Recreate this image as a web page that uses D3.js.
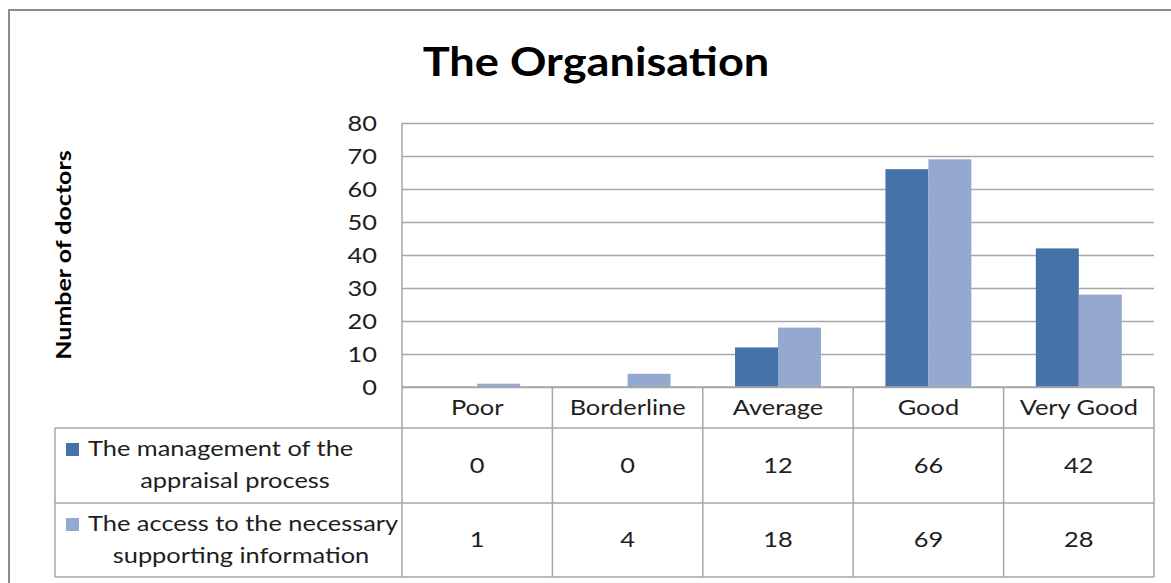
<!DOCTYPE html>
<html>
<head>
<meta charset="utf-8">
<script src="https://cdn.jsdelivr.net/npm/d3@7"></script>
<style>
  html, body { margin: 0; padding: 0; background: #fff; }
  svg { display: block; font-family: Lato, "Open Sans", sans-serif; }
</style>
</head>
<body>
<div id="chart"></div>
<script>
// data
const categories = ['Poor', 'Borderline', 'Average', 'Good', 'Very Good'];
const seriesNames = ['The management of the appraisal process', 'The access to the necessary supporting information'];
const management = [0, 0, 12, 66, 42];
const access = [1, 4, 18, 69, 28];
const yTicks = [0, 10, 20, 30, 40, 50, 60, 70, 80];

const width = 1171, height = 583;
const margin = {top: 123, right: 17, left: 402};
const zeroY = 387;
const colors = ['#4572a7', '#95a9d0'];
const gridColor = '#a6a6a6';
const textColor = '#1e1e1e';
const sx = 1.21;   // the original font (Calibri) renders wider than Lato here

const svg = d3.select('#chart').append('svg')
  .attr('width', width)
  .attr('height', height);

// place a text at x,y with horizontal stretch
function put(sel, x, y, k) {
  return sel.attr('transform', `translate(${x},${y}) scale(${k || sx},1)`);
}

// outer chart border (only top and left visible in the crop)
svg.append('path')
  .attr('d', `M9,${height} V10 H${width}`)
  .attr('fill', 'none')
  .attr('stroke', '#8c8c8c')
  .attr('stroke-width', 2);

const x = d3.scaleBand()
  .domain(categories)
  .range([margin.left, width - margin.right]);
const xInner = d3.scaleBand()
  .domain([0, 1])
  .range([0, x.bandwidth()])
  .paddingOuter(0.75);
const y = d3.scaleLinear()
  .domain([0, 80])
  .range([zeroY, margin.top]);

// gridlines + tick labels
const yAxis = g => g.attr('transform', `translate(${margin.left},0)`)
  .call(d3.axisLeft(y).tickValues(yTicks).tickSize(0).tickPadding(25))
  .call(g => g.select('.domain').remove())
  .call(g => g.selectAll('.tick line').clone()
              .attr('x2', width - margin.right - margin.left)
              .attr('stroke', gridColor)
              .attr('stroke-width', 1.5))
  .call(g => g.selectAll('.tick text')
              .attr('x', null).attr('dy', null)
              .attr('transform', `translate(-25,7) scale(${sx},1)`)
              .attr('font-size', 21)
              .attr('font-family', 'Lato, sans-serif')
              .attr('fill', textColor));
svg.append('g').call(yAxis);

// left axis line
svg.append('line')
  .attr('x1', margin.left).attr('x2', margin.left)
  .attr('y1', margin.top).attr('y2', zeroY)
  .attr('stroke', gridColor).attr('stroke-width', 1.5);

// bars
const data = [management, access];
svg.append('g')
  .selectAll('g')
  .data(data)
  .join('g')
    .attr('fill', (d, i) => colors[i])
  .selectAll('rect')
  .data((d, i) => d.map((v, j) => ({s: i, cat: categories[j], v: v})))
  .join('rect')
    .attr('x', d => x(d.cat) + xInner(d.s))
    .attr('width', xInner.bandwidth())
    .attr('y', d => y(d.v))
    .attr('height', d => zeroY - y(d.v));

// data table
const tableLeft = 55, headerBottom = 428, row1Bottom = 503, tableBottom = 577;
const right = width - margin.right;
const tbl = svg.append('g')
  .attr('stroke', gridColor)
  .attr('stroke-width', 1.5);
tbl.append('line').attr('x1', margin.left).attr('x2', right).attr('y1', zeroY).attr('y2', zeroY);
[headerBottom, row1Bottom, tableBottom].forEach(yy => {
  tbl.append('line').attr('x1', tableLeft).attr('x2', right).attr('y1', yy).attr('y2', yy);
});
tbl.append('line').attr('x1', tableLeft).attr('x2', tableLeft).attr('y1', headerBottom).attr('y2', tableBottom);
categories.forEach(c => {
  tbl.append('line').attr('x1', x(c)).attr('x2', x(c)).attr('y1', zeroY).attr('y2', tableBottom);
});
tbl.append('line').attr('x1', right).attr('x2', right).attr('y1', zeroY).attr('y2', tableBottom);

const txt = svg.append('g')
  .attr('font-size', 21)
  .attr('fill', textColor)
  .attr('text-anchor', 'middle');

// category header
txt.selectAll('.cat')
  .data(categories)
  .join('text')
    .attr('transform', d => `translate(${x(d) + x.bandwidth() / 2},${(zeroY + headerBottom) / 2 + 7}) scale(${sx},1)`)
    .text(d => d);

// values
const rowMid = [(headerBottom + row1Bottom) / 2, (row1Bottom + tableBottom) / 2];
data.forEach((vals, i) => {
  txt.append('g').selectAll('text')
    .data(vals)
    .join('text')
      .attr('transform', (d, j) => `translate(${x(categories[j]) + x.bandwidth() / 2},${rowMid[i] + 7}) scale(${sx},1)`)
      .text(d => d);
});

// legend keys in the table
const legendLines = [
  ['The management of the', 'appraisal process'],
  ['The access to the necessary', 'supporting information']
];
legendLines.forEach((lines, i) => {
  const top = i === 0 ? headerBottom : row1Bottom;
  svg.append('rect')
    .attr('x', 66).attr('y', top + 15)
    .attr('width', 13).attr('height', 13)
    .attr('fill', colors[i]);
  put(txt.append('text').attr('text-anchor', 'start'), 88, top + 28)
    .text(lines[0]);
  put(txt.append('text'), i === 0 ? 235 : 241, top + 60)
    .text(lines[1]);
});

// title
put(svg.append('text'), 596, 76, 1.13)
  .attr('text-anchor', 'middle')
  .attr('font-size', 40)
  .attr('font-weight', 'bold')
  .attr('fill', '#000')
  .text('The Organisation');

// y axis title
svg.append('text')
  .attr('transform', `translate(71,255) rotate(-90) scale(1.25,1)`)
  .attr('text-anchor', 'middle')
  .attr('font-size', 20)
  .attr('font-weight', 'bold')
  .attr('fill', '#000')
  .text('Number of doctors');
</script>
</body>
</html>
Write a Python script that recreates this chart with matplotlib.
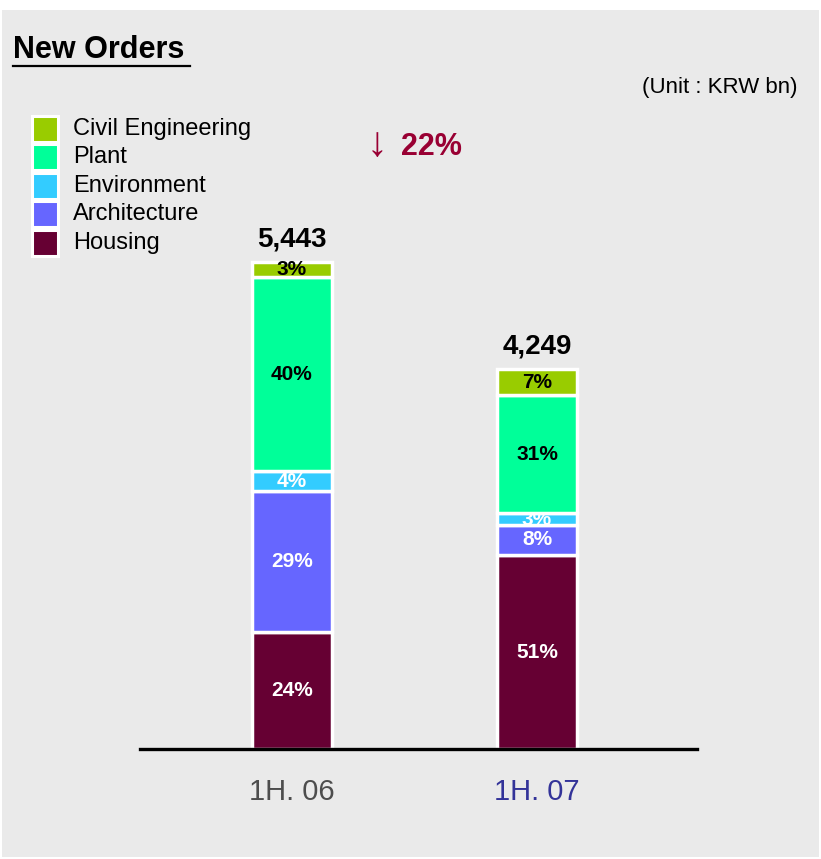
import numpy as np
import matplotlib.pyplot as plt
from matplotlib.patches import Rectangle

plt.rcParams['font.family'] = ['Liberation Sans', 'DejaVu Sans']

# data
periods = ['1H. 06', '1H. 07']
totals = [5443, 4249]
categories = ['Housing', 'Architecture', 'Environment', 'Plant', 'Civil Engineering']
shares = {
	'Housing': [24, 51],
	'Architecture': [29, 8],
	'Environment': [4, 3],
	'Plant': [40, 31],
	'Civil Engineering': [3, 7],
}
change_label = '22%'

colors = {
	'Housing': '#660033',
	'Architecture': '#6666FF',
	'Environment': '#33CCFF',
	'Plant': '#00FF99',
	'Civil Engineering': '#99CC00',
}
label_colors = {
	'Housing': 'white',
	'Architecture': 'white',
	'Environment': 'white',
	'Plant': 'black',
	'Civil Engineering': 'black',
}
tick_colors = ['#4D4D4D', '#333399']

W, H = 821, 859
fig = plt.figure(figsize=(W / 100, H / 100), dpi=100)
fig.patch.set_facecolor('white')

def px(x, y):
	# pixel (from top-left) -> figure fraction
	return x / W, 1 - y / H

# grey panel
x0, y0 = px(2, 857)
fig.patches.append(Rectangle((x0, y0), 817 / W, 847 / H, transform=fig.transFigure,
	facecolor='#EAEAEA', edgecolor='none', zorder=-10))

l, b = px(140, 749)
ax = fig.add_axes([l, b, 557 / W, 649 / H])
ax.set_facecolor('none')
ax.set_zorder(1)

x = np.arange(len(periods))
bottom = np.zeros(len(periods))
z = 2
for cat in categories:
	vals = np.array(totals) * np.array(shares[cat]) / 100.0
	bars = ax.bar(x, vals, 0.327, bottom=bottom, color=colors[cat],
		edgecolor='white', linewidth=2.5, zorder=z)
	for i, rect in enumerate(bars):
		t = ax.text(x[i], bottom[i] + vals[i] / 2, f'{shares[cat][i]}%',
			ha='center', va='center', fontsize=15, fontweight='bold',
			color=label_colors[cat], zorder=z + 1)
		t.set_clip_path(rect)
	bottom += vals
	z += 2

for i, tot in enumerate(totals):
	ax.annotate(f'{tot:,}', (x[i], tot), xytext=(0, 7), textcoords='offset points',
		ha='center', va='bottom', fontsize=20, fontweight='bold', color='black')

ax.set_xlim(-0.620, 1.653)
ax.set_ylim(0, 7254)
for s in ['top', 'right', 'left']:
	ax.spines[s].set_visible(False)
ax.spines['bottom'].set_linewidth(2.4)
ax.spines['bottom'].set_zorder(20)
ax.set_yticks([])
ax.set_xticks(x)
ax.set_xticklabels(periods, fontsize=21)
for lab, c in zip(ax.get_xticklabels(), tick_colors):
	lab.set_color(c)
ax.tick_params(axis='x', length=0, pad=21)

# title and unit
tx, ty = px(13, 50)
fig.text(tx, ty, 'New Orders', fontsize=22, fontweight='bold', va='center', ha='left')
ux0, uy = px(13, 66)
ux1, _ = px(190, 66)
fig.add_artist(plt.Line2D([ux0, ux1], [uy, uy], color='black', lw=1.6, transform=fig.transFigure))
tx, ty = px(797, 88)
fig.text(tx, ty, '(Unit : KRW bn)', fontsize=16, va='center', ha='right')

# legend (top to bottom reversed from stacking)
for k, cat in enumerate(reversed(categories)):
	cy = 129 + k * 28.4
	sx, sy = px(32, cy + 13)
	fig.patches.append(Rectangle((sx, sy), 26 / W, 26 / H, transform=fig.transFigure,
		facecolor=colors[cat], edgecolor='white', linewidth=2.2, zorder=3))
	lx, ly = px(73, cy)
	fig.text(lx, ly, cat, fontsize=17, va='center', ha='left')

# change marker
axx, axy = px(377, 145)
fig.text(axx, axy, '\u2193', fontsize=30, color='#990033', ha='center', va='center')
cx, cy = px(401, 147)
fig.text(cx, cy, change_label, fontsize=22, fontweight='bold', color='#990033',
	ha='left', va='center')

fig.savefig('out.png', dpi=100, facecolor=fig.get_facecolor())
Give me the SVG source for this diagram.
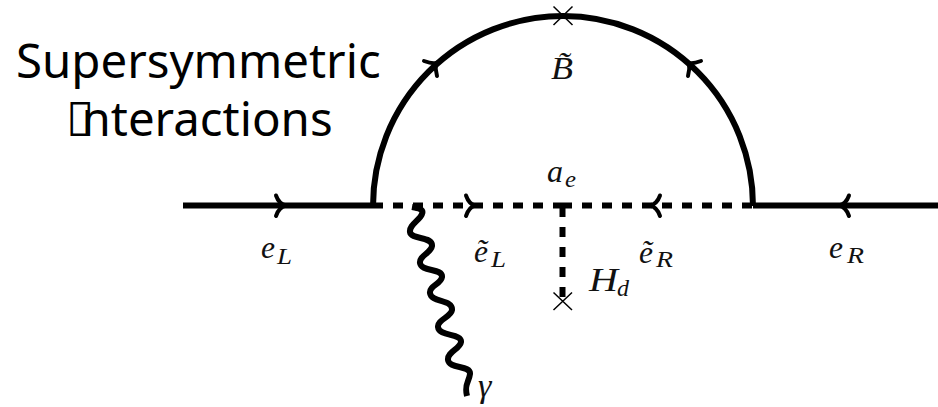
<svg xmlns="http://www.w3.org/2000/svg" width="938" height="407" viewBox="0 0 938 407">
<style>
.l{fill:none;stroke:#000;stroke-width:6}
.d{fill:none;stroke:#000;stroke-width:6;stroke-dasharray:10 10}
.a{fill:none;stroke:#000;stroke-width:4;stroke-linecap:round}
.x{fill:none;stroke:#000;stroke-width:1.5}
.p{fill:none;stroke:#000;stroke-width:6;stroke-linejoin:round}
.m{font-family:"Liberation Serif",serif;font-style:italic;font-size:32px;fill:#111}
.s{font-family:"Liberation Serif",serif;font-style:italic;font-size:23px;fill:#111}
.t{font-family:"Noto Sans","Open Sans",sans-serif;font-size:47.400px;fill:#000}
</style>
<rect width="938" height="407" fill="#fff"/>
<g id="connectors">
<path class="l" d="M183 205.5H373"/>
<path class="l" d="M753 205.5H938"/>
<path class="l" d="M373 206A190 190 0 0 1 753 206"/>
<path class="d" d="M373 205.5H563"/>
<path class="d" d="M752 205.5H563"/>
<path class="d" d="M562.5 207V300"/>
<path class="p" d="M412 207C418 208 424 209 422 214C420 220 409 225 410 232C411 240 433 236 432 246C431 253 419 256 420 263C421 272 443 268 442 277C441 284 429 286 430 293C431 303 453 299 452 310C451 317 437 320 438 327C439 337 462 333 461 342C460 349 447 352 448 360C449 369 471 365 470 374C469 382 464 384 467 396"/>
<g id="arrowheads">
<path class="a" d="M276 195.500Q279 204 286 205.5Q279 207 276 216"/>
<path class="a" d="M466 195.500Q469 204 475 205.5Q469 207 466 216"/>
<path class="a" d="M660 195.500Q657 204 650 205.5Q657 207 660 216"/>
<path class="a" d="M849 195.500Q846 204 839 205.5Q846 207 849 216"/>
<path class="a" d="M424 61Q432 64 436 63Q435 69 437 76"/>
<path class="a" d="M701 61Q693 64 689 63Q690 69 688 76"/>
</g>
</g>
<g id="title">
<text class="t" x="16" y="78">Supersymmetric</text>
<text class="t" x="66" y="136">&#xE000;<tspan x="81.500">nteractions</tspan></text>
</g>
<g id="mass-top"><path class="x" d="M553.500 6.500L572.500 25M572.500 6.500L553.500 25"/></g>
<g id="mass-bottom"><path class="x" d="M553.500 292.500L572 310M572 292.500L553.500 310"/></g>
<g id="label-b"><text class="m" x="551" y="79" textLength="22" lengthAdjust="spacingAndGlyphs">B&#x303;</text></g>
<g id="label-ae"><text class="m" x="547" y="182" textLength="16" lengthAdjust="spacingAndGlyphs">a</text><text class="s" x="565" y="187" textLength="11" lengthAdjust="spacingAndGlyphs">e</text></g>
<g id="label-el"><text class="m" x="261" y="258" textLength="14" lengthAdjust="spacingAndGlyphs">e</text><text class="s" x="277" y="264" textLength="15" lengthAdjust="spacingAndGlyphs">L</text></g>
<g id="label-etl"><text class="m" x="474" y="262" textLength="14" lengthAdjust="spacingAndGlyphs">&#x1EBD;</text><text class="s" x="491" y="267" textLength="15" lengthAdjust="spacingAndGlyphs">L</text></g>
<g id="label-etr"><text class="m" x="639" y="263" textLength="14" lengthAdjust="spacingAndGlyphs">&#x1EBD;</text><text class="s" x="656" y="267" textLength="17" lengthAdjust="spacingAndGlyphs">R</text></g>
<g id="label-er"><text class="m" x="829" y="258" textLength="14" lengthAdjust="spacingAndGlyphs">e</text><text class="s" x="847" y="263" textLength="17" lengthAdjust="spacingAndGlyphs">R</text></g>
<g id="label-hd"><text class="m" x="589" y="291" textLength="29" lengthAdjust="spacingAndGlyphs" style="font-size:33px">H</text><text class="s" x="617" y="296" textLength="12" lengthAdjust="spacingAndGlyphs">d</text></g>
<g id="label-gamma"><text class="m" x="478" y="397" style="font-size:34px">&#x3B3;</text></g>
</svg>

★ ★ ★ ★

> BRIEF
Take the lines above starting at the one containing "Write a Python" and ending at the one containing "ax.set_zorder(1)", and print them again exactly, without pictures.

> TASK RESULT
Write a Python script that recreates this chart with matplotlib.
import numpy as np
import matplotlib.pyplot as plt
from matplotlib.patches import Rectangle

plt.rcParams['font.family'] = ['Liberation Sans', 'DejaVu Sans']

# data
periods = ['1H. 06', '1H. 07']
totals = [5443, 4249]
categories = ['Housing', 'Architecture', 'Environment', 'Plant', 'Civil Engineering']
shares = {
	'Housing': [24, 51],
	'Architecture': [29, 8],
	'Environment': [4, 3],
	'Plant': [40, 31],
	'Civil Engineering': [3, 7],
}
change_label = '22%'

colors = {
	'Housing': '#660033',
	'Architecture': '#6666FF',
	'Environment': '#33CCFF',
	'Plant': '#00FF99',
	'Civil Engineering': '#99CC00',
}
label_colors = {
	'Housing': 'white',
	'Architecture': 'white',
	'Environment': 'white',
	'Plant': 'black',
	'Civil Engineering': 'black',
}
tick_colors = ['#4D4D4D', '#333399']

W, H = 821, 859
fig = plt.figure(figsize=(W / 100, H / 100), dpi=100)
fig.patch.set_facecolor('white')

def px(x, y):
	# pixel (from top-left) -> figure fraction
	return x / W, 1 - y / H

# grey panel
x0, y0 = px(2, 857)
fig.patches.append(Rectangle((x0, y0), 817 / W, 847 / H, transform=fig.transFigure,
	facecolor='#EAEAEA', edgecolor='none', zorder=-10))

l, b = px(140, 749)
ax = fig.add_axes([l, b, 557 / W, 649 / H])
ax.set_facecolor('none')
ax.set_zorder(1)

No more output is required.